Hate can be long-lasting, but it can be overcome. “As children grow up, they can make their own mind up as to what is right or wrong,” Wozniak says. “It’s not until college that they start to break away from their parents. They start experiencing for the first time real hardship and real freedom. They start making their own judgment calls and establishing their own belief systems.”

When Wozniak created his Matthew Shepard painting, people began asking him if he was gay. “I don’t lie about it any more,” he says. “It’s taken me a long time to get to this point.

“I look at that painting and think that it could have been me or any gay man or woman,” Wozniak says. “For being gay, we can be hated to the point of being murdered. It is in the back of everyone’s mind who is not straight. It could happen anywhere.”

Others agree an anti-hate event is a good thing. “I’ve talked to long-time residents who say it’s an idea that’s long overdue. But I don’t want to keep it just a straight and gay issue. It’s also a black/white thing, a Hispanic thing. We have to realize these issues are here,” he says.
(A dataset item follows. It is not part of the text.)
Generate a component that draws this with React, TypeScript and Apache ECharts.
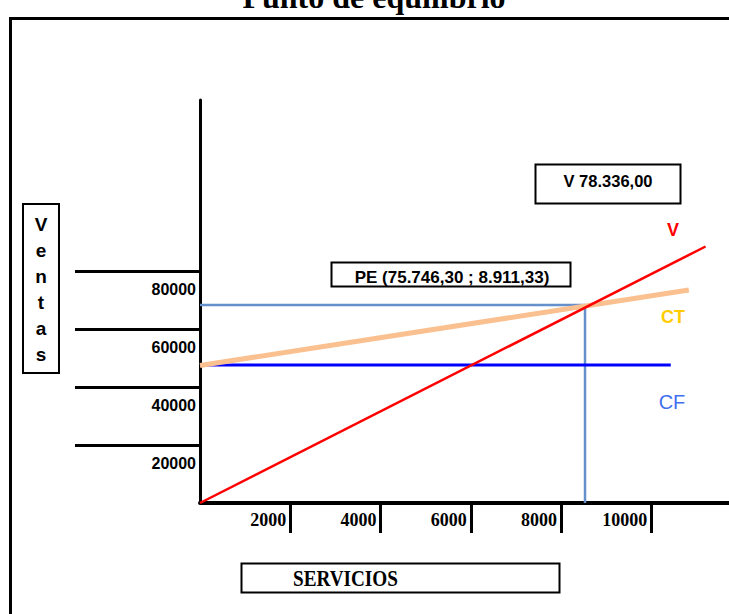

“I more or less sat idle most of my life. I no longer want to sit on the sidelines and do nothing. I really have high hopes that this exhibit will turn into something done on a grander scale.”

Creating such art is healing for the artist. When Wozniak created his painting, it helped him handle his own grief over Shepard’s death. “It was a little bit of art therapy and it brought some closure for myself,” he says.

“I’ve only cried twice while watching the news. Once I cried as a teacher, after the Columbine shootings, when I heard about the teacher who sheltered his students and took the bullets himself. The other time was when I heard about Matthew Shepherd,” Wozniak says.

“Part of me was thinking as a teacher about someone in his 20s, about a short life that was extinguished, and not having the chance to do anything more with his life. We will never know what an impact he could have had, what he could have achieved.”

Although looking at images of hate crimes may be hard, it can produce results. “I have seen a photograph of the fence he was tied to,” Wozniak says. “It’s a graphic yet powerful image that moved me and made me think.”

Russell says Wozniak’s dream of developing the show into a much larger event is viable. “I think it could happen, but it depends on a lot of factors,” she says.

The show must get larger for it to be a success, Russell says. “It’s the holidays, so we kind of knew it would be difficult to get people interested,” she says.

“I’m hoping if we spread the word, other artists will come forward,” Russell says. “We would accept more work throughout the month, and I would love to see more work come in.”

It’s been said that we fear what we hate and hate what we fear. It might seem simplistic to say that people who commit hate crimes are afraid, but it is true, nonetheless.

“The only way to get past it is through education, by letting others see the people they fear or hate are not demons,” Wozniak says. “It has to start somewhere.”